# Task description:
Transcribe the full listing exactly, and drop every picture.

####################

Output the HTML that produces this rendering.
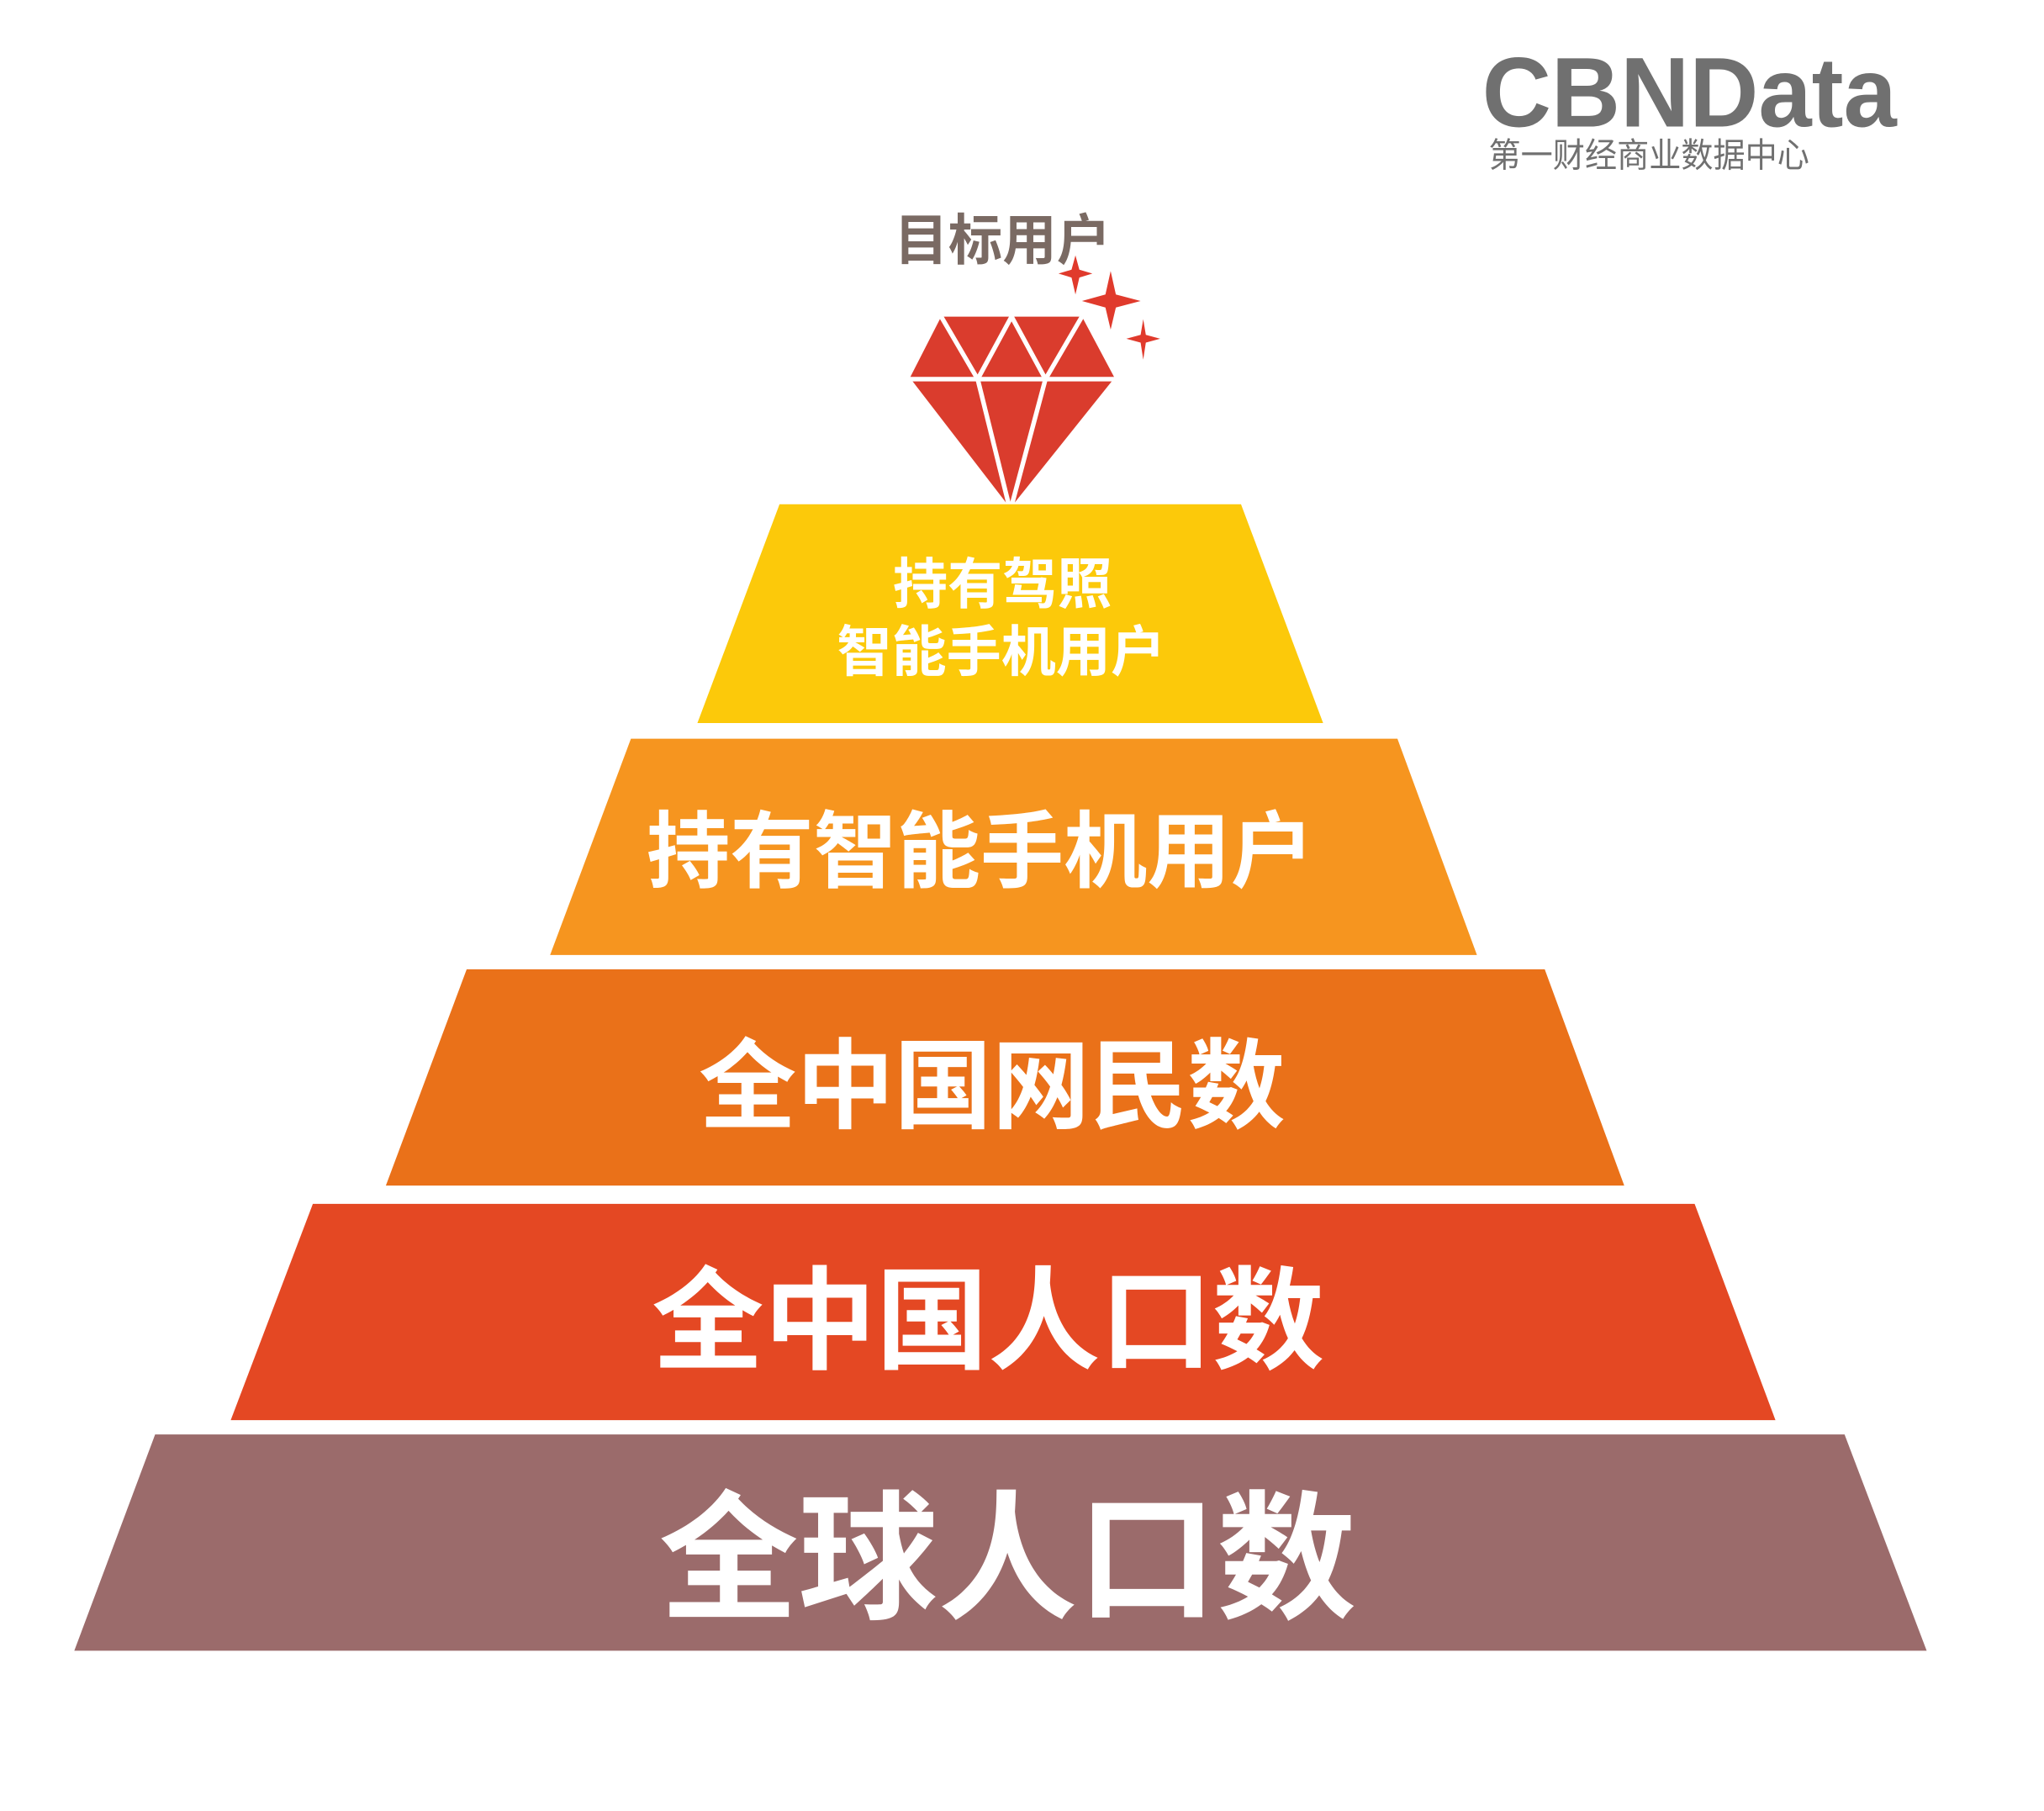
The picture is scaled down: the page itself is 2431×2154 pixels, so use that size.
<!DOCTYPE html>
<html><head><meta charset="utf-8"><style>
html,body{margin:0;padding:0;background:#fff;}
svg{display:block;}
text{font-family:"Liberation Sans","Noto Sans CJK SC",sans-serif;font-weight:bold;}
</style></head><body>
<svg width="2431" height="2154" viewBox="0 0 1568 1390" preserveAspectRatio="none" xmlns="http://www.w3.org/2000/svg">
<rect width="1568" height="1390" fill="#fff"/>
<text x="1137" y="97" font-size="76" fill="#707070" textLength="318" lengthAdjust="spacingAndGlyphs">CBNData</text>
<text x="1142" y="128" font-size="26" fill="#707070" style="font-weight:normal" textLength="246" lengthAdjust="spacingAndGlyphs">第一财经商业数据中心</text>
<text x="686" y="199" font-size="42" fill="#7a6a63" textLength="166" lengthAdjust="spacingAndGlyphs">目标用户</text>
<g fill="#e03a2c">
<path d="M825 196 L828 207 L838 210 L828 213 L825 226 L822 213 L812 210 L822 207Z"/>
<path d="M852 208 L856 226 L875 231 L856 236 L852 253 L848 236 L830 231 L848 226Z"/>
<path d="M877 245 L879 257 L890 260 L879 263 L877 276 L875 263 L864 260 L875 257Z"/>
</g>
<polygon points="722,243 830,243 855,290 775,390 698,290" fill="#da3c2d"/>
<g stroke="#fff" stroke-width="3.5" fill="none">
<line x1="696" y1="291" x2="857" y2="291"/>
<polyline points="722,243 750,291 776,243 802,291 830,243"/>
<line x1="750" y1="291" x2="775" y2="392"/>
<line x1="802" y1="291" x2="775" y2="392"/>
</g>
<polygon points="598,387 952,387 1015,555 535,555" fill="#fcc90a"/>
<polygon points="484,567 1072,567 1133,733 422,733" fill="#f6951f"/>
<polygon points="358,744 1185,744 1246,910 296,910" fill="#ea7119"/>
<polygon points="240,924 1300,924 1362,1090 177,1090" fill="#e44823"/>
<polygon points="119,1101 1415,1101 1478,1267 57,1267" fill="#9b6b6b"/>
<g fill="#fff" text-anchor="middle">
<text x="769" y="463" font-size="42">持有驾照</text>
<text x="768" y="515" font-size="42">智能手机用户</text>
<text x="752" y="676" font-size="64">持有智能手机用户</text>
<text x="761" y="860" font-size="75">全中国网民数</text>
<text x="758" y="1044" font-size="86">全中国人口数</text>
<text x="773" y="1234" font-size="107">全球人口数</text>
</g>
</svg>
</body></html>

####################

# Written answer:
Output the HTML that produces this rendering.
The picture is scaled down: the page itself is 2431×2154 pixels, so use that size.
<!DOCTYPE html>
<html><head><meta charset="utf-8"><style>
html,body{margin:0;padding:0;background:#fff;}
svg{display:block;}
text{font-family:"Liberation Sans","Noto Sans CJK SC",sans-serif;font-weight:bold;}
</style></head><body>
<svg width="2431" height="2154" viewBox="0 0 1568 1390" preserveAspectRatio="none" xmlns="http://www.w3.org/2000/svg">
<rect width="1568" height="1390" fill="#fff"/>
<text x="1137" y="97" font-size="76" fill="#707070" textLength="318" lengthAdjust="spacingAndGlyphs">CBNData</text>
<text x="1142" y="128" font-size="26" fill="#707070" style="font-weight:normal" textLength="246" lengthAdjust="spacingAndGlyphs">第一财经商业数据中心</text>
<text x="686" y="199" font-size="42" fill="#7a6a63" textLength="166" lengthAdjust="spacingAndGlyphs">目标用户</text>
<g fill="#e03a2c">
<path d="M825 196 L828 207 L838 210 L828 213 L825 226 L822 213 L812 210 L822 207Z"/>
<path d="M852 208 L856 226 L875 231 L856 236 L852 253 L848 236 L830 231 L848 226Z"/>
<path d="M877 245 L879 257 L890 260 L879 263 L877 276 L875 263 L864 260 L875 257Z"/>
</g>
<polygon points="722,243 830,243 855,290 775,390 698,290" fill="#da3c2d"/>
<g stroke="#fff" stroke-width="3.5" fill="none">
<line x1="696" y1="291" x2="857" y2="291"/>
<polyline points="722,243 750,291 776,243 802,291 830,243"/>
<line x1="750" y1="291" x2="775" y2="392"/>
<line x1="802" y1="291" x2="775" y2="392"/>
</g>
<polygon points="598,387 952,387 1015,555 535,555" fill="#fcc90a"/>
<polygon points="484,567 1072,567 1133,733 422,733" fill="#f6951f"/>
<polygon points="358,744 1185,744 1246,910 296,910" fill="#ea7119"/>
<polygon points="240,924 1300,924 1362,1090 177,1090" fill="#e44823"/>
<polygon points="119,1101 1415,1101 1478,1267 57,1267" fill="#9b6b6b"/>
<g fill="#fff" text-anchor="middle">
<text x="769" y="463" font-size="42">持有驾照</text>
<text x="768" y="515" font-size="42">智能手机用户</text>
<text x="752" y="676" font-size="64">持有智能手机用户</text>
<text x="761" y="860" font-size="75">全中国网民数</text>
<text x="758" y="1044" font-size="86">全中国人口数</text>
<text x="773" y="1234" font-size="107">全球人口数</text>
</g>
</svg>
</body></html>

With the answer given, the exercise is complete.